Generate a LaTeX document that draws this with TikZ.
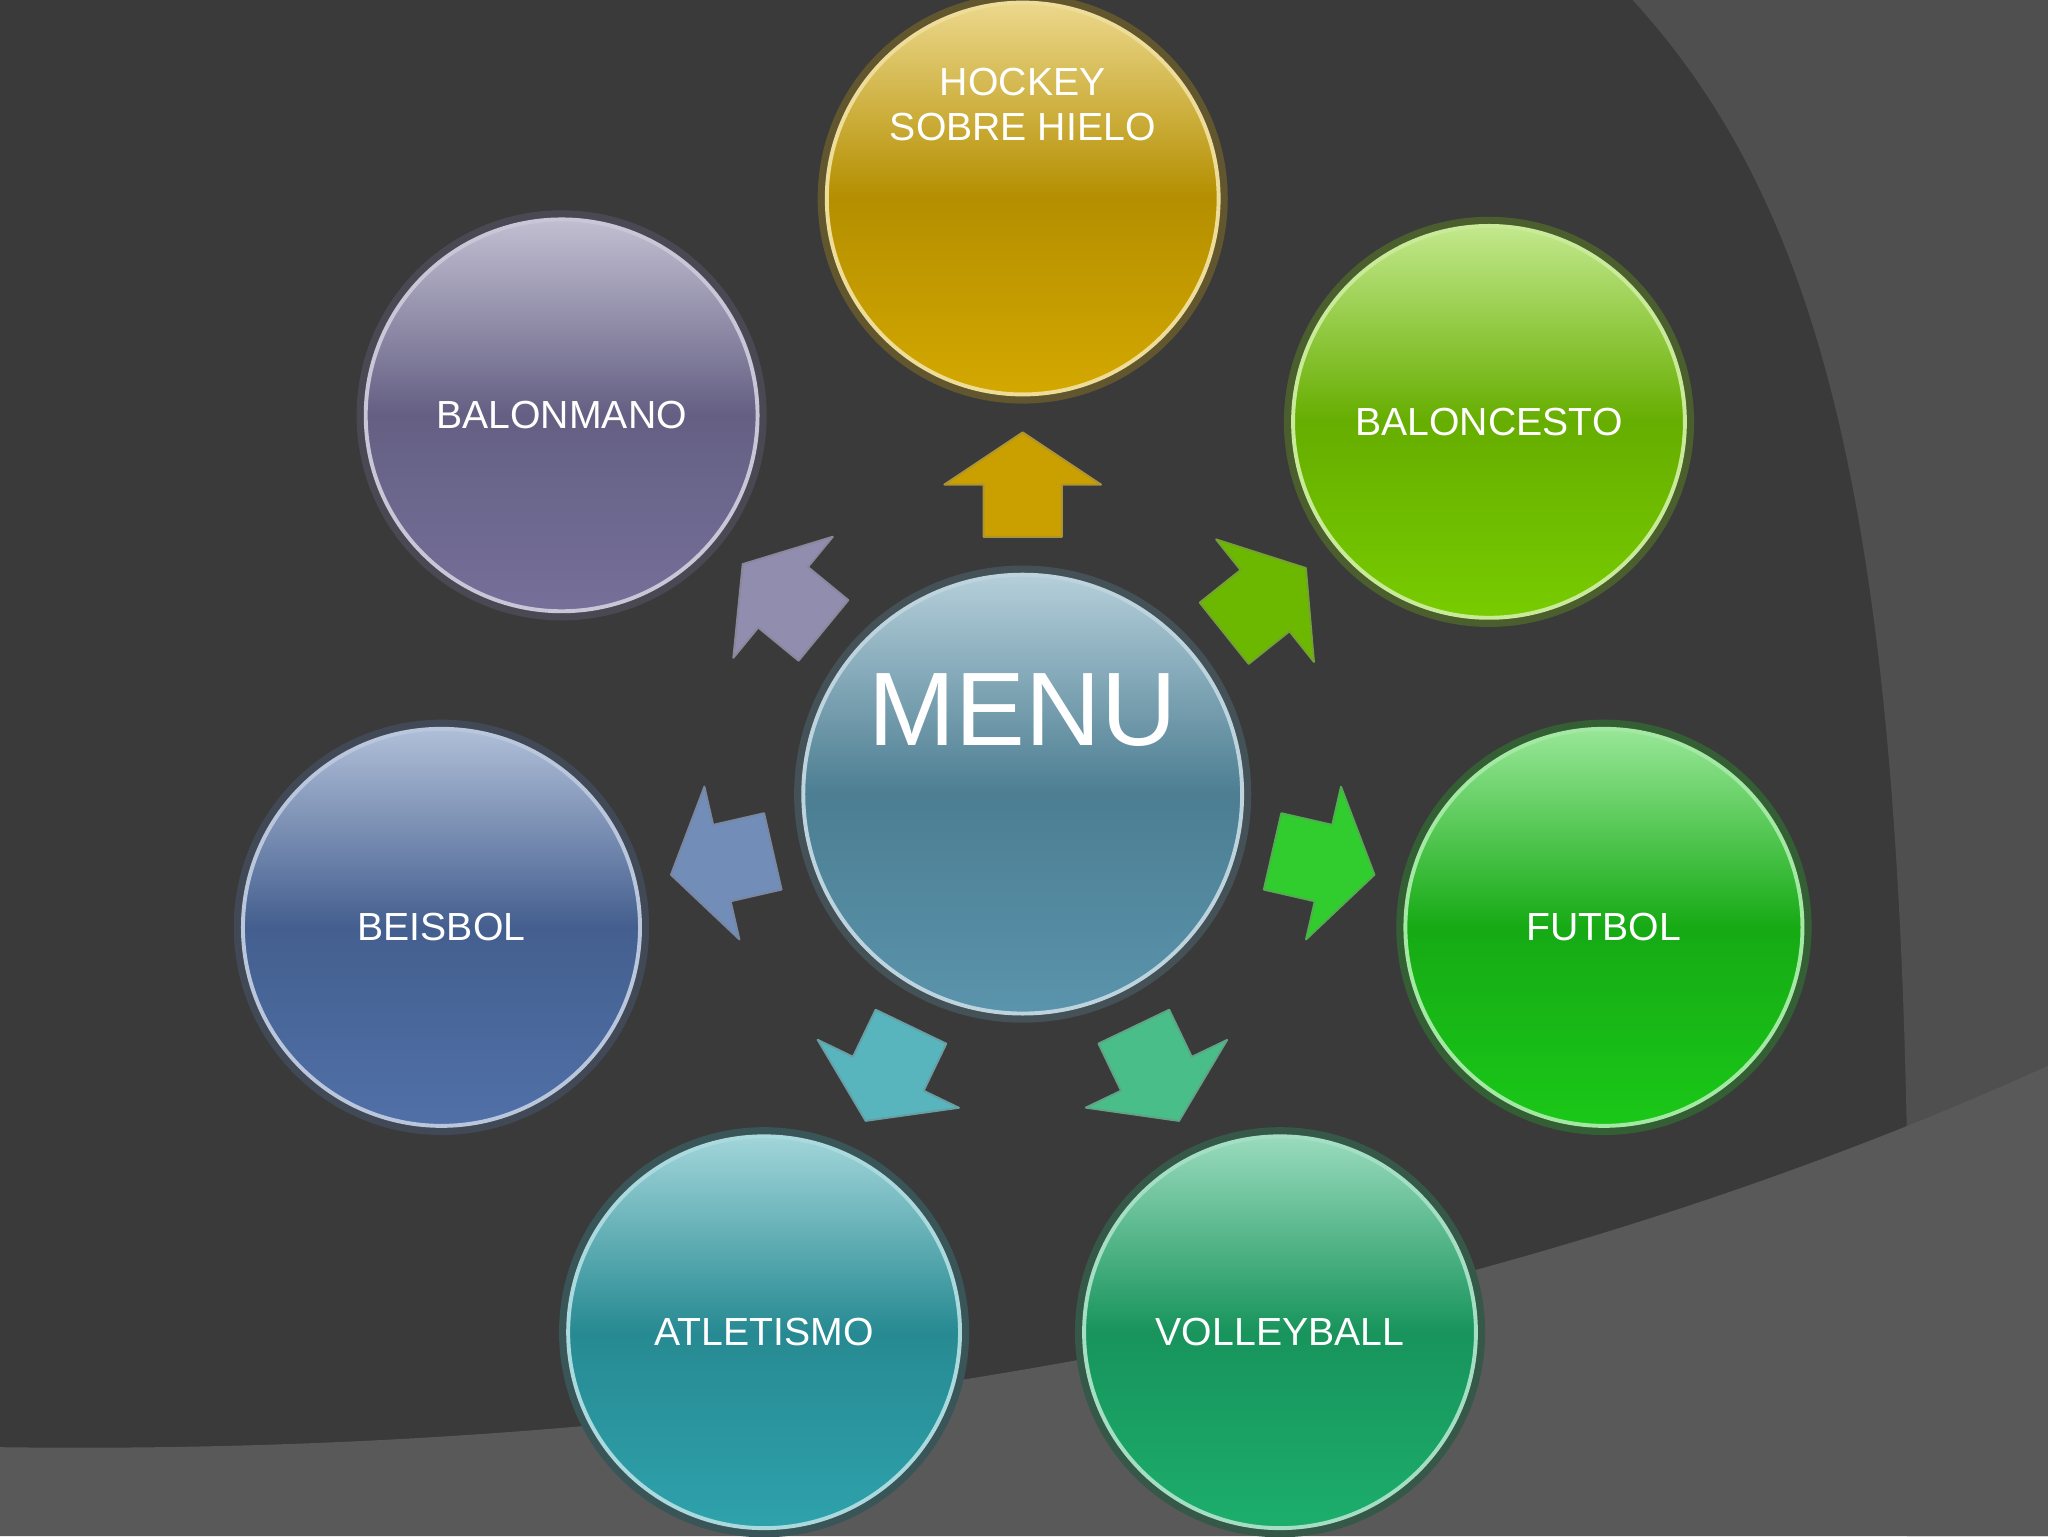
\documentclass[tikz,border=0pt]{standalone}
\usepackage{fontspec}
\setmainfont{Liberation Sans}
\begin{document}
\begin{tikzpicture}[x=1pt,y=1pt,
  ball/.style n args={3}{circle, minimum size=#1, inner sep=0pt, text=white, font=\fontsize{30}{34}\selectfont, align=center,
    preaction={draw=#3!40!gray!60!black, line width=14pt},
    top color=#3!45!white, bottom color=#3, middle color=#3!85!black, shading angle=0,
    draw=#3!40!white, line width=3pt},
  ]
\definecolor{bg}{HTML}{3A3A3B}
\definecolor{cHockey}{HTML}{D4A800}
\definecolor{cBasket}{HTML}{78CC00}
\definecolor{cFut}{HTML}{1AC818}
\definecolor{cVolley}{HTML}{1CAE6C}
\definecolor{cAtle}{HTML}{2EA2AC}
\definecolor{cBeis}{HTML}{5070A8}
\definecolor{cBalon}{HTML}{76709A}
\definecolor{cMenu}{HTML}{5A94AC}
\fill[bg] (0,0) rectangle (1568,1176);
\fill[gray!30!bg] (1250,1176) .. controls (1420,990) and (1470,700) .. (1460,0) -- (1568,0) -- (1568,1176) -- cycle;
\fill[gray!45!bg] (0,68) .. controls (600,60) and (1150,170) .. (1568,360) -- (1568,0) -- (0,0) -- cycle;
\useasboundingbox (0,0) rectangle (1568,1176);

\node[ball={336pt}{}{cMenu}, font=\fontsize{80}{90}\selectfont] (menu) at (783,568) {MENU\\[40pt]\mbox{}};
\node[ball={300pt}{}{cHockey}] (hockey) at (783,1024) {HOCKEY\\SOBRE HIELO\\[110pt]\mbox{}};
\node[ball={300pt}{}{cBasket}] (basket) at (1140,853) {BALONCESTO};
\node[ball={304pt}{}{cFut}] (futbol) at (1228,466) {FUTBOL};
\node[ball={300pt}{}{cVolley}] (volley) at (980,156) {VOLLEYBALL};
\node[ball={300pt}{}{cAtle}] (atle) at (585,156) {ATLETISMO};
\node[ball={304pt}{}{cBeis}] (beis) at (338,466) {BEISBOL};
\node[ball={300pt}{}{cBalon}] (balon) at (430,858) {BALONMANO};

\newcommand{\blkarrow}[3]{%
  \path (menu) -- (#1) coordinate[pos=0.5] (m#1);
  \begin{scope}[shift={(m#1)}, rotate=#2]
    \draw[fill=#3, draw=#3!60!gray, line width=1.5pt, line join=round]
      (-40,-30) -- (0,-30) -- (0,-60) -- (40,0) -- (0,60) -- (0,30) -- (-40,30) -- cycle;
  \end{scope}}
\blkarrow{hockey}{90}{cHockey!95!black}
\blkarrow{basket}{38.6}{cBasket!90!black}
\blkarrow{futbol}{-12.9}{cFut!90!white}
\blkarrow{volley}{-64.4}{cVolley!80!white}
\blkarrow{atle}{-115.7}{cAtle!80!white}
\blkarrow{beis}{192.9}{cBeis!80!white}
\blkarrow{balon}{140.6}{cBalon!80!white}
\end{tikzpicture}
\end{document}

⁂

Short problem. Write out the material above again, word for word, minus its pictures.

The output.
Generate a LaTeX document that draws this with TikZ.
\documentclass[tikz,border=0pt]{standalone}
\usepackage{fontspec}
\setmainfont{Liberation Sans}
\begin{document}
\begin{tikzpicture}[x=1pt,y=1pt,
  ball/.style n args={3}{circle, minimum size=#1, inner sep=0pt, text=white, font=\fontsize{30}{34}\selectfont, align=center,
    preaction={draw=#3!40!gray!60!black, line width=14pt},
    top color=#3!45!white, bottom color=#3, middle color=#3!85!black, shading angle=0,
    draw=#3!40!white, line width=3pt},
  ]
\definecolor{bg}{HTML}{3A3A3B}
\definecolor{cHockey}{HTML}{D4A800}
\definecolor{cBasket}{HTML}{78CC00}
\definecolor{cFut}{HTML}{1AC818}
\definecolor{cVolley}{HTML}{1CAE6C}
\definecolor{cAtle}{HTML}{2EA2AC}
\definecolor{cBeis}{HTML}{5070A8}
\definecolor{cBalon}{HTML}{76709A}
\definecolor{cMenu}{HTML}{5A94AC}
\fill[bg] (0,0) rectangle (1568,1176);
\fill[gray!30!bg] (1250,1176) .. controls (1420,990) and (1470,700) .. (1460,0) -- (1568,0) -- (1568,1176) -- cycle;
\fill[gray!45!bg] (0,68) .. controls (600,60) and (1150,170) .. (1568,360) -- (1568,0) -- (0,0) -- cycle;
\useasboundingbox (0,0) rectangle (1568,1176);

\node[ball={336pt}{}{cMenu}, font=\fontsize{80}{90}\selectfont] (menu) at (783,568) {MENU\\[40pt]\mbox{}};
\node[ball={300pt}{}{cHockey}] (hockey) at (783,1024) {HOCKEY\\SOBRE HIELO\\[110pt]\mbox{}};
\node[ball={300pt}{}{cBasket}] (basket) at (1140,853) {BALONCESTO};
\node[ball={304pt}{}{cFut}] (futbol) at (1228,466) {FUTBOL};
\node[ball={300pt}{}{cVolley}] (volley) at (980,156) {VOLLEYBALL};
\node[ball={300pt}{}{cAtle}] (atle) at (585,156) {ATLETISMO};
\node[ball={304pt}{}{cBeis}] (beis) at (338,466) {BEISBOL};
\node[ball={300pt}{}{cBalon}] (balon) at (430,858) {BALONMANO};

\newcommand{\blkarrow}[3]{%
  \path (menu) -- (#1) coordinate[pos=0.5] (m#1);
  \begin{scope}[shift={(m#1)}, rotate=#2]
    \draw[fill=#3, draw=#3!60!gray, line width=1.5pt, line join=round]
      (-40,-30) -- (0,-30) -- (0,-60) -- (40,0) -- (0,60) -- (0,30) -- (-40,30) -- cycle;
  \end{scope}}
\blkarrow{hockey}{90}{cHockey!95!black}
\blkarrow{basket}{38.6}{cBasket!90!black}
\blkarrow{futbol}{-12.9}{cFut!90!white}
\blkarrow{volley}{-64.4}{cVolley!80!white}
\blkarrow{atle}{-115.7}{cAtle!80!white}
\blkarrow{beis}{192.9}{cBeis!80!white}
\blkarrow{balon}{140.6}{cBalon!80!white}
\end{tikzpicture}
\end{document}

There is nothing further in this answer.